“Sand is really difficult to walk in, and it’s kind of aimless. Whenever you’re walking on the beach it’s like you’re waiting for your food to ready or something like that. It gets to a point where you slow down, you look at each other and say, ‘You just wanna walk back?’ If you’re at the beach, you should get in the water, and walk on the sidewalk,” laughs Super Doppler guitarist Harry Slater, who, with the rest of the Super Doppler outfit, was recently on the west coast touring to support their groovetastic new album Moonlight Anthems. “It was our first time on the west coast. The Mojave Desert was pretty strange for us,” he says with a laugh. “We went from the Midwest, to the plains, to the Rockies, and over to the desert. Every time we’d fall asleep and wake up, it looked like we were on a different planet.”
Born from high school jam sessions at co-founders and twin brothers Cole and Neal Friedman’s house, Super Doppler has come a long way from those days, and their new record is solid proof. Recorded in April 2016 and released this June, Moonlight Anthems follows the band’s first album, a self-titled effort made in 2015 when the group went by the name Major and the Monbacks. “Our first album was way overdue,” recalls Slater. “We basically just went into the studio, played a live show to no audience, and hit the record button. We’d tossed around lots of outlandish recording ideas we had, but accepted the fact that we weren’t going to be able to do them, and that we’d save the ideas for the next album, if we ever got around to it. It was always this mythical goal point for us,” he continues. “Not too long after we released the first album, we were ready to do it again, with a whole batch of new songs. We wanted it to flow from start to finish and not just be a collection of songs, meant to listen to in order, and we wanted an ample amount of time to experiment in the studio, throw mud at the wall to see what would stick,” he adds. “That’s exactly what we did.”

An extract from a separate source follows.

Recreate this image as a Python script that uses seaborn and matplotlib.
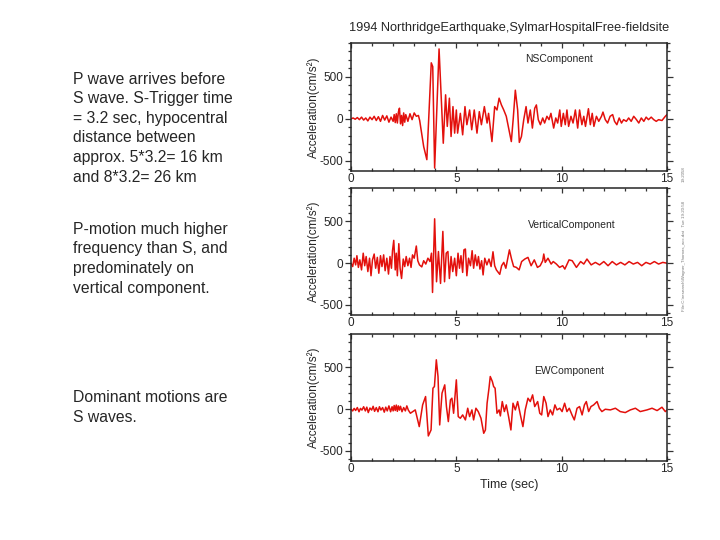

Moonlight Anthem is 12 songs of 70s-infused rollicking, classic rock-icana; even after a cursory listen, it’s obvious that Super Doppler, self-described suburban kids raised on a steady diet of The Beatles and The Beach Boys, had a blast in the studio. “All these 60s and 70s bands—they perfected the craft and we wanted to do what they did. Our music has a retro vibe to it. We’re not out to be cutting edge,” explains Slater. “We’re just playing what we know.”